16.2 Notice & Updates. The affected party will notify the other without undue delay (within 3 business days of awareness), describing impact and mitigation, and provide reasonable updates.
16.3 Suspension & Mitigation. Obligations directly prevented are suspended during Force Majeure. Each party shall take commercially reasonable steps to mitigate effects, perform unaffected obligations, and resequence milestones where only part of the Services is affected.
16.4 Time Extensions & Change Control. Affected timelines/milestones are extended by a period reasonably equal to the delay. If assumptions materially change (e.g., venue unavailability, platform suspension), the parties will agree a written change order adjusting scope, deliverables, fees and schedule.
16.5 Commercial Consequences.
16.5.1 Fees already paid remain strictly non-refundable.
16.5.2 You shall pay for all Services properly performed up to the date Force Majeure first prevented performance.
16.5.3 You remain liable for all third-party/committed costs (including media, permits, equipment, talent, travel, venue and licensing) that are non-recoverable or attract rebooking/cancellation charges.
16.5.4 If you request us to keep resources “on hold”, reasonable standby/holding fees may apply; otherwise we may reallocate resources.
16.5.5 Additional reasonable costs to mitigate or resume performance (e.g., alternative suppliers, reshoots, rescheduling, data transfer/storage, platform compliance remedies) are chargeable at agreed rates.
16.5.6 Any requested acceleration to recover lost time after resumption will attract agreed expedite fees and incremental costs.
16.6 Prolonged Force Majeure. If Force Majeure continues for 30 consecutive days (or 45 days in aggregate within 60 days), either party may terminate the affected Order on 7 days’ written notice.
16.7 Termination for Force Majeure. On such termination, you shall pay: 16.7.1 fees for Services properly performed up to termination; 16.7.2 committed/non-recoverable third-party costs; and 16.7.3 reasonable demobilisation, handover and secure archiving.
16.8 Data, Confidentiality & IP During Suspension/Termination. Confidentiality and data protection continue to apply. On request and subject to payment under 16.7, we will take commercially reasonable steps to safeguard in-progress materials and provide a practicable handover of Deliverables in the then-current state, subject to Section 11 (IP and usage).
16.9 No Waiver of Payment. Except as expressly set out above, Force Majeure does not waive your obligation to pay undisputed amounts due.
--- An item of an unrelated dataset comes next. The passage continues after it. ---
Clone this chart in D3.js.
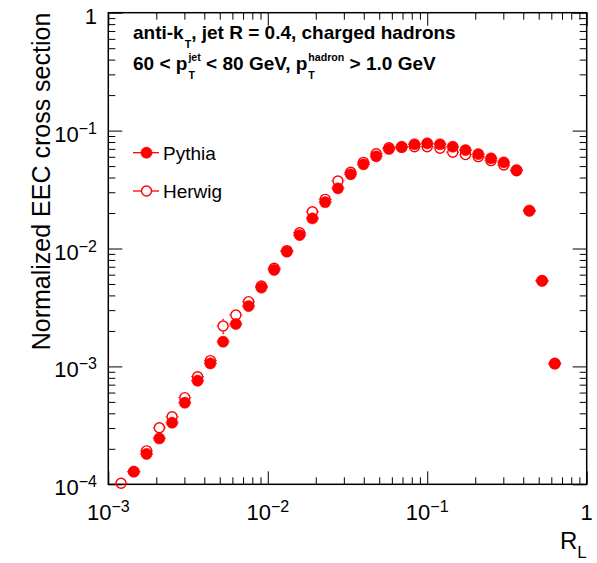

17) Subcontracting & Relationship

17.1 We may use vetted subcontractors/specialists while remaining responsible for delivery.
17.2 The parties are independent contractors; no partnership, agency or employment is created.

18) Termination

18.1 Either party may terminate for material breach not cured within 14 days of written notice.
18.2 Upon termination, non-refundability applies; amounts for Services performed and committed third-party costs remain payable.
18.3 Licences for any unpaid Deliverables immediately cease.

19) Notices

19.1 Formal notices must be sent to the addresses/emails stated on the Order (subject to update by written notice).

20) Governing Law & Jurisdiction

20.1 These T&Cs and any dispute are governed by Hong Kong law.
20.2 The parties submit to the exclusive jurisdiction of the courts of the HKSAR.

21) General

21.1 Severability. If any provision is invalid, the remainder remains effective.
21.2 No Waiver. Failure to enforce any provision is not a waiver.
21.3 Assignment. Neither party may assign without the other’s prior written consent (not to be unreasonably withheld), except we may assign to a successor in connection with a reorganisation or transfer of business.